Can I get a hallelujah?
What’s encouraging is that Miami as of right now has more 2013 draft picks than any other team and a ton of salary-cap money to spend on free agents.
What’s also encouraging is that Miami, as is, is capable of being very competitive.
Dolfans who have hungered for so long to be optimistic again should not feel guilty to be that today. It’s hard to look anywhere on the team without seeing a positive.
Tannehill will only get better and better. He is mobile, accurate, composed, strong-armed. I think Miami finally has its elusive Answer at QB.

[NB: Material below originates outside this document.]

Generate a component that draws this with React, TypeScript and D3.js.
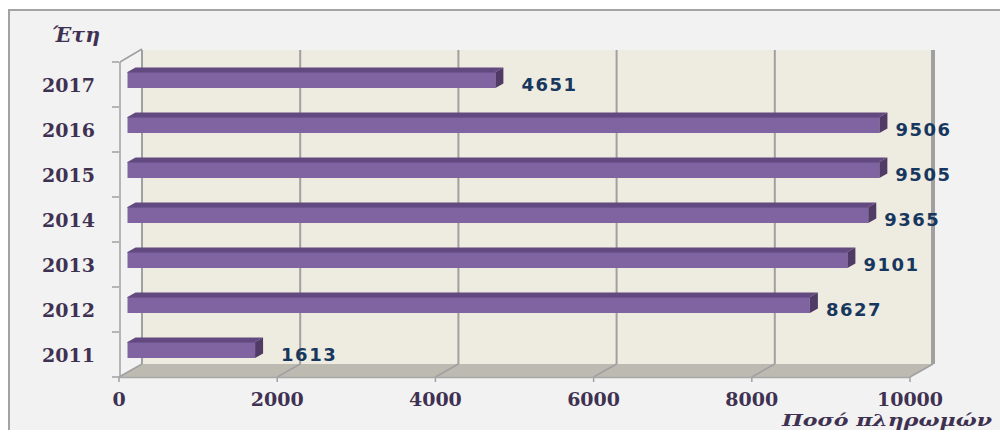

Reggie Bush is running better than ever. He has topped 100 yards in eight of his past 11 games. He’s quick, elusive, can catch. Add Daniel Thomas and, from what we saw Sunday, ex-Cane Lamar Miller, and Miami has its best trio of runners in years.
It is not blasphemy in the pass-first NFL for Miami to think of itself as a physical team that fundamentally runs the ball and defends the run. This is not the ghost of Bill Parcells back to haunt the club. This is smart. This is playing to your strengths. This is cushioning and making easier the progression of a rookie quarterback.
Run first also is smart if only because the offensive line is shades of better-than-average to very solid. Center Mike Pouncey shows signs of being a great one.
The receivers? Well, this team still needs a premier, game-breaking wideout, a gift for Tannehill that should be an offseason priority. But meantime Brian Hartline indicated Sunday that as long as Miami is running well, this receiving corps might suffice.
Defensively the Dolphins are very strong against the run led by tackles Paul Soliai and Randy Starks, and by much-improved run defense from Cameron Wake. Miami’s 16 consecutive games not allowing a 100-yard rusher tops the NFL.
The pass defense shows signs of improvement and will be that much better if coordinator Kevin Coyle can conjure a needed better pass rush, more sacks.
The kicking game is solid, too. Special teams were great Sunday.
Again, things as fragile and mercurial as perceptions and outlook can swing back fast. Maybe one disappointing afternoon against the Jets is all it would take.
For now, though, I think the Dolphins look like the most underestimated team in the NFL.
I think the Dolphins look like a franchise that is finding that long-elusive corner and beginning to turn it.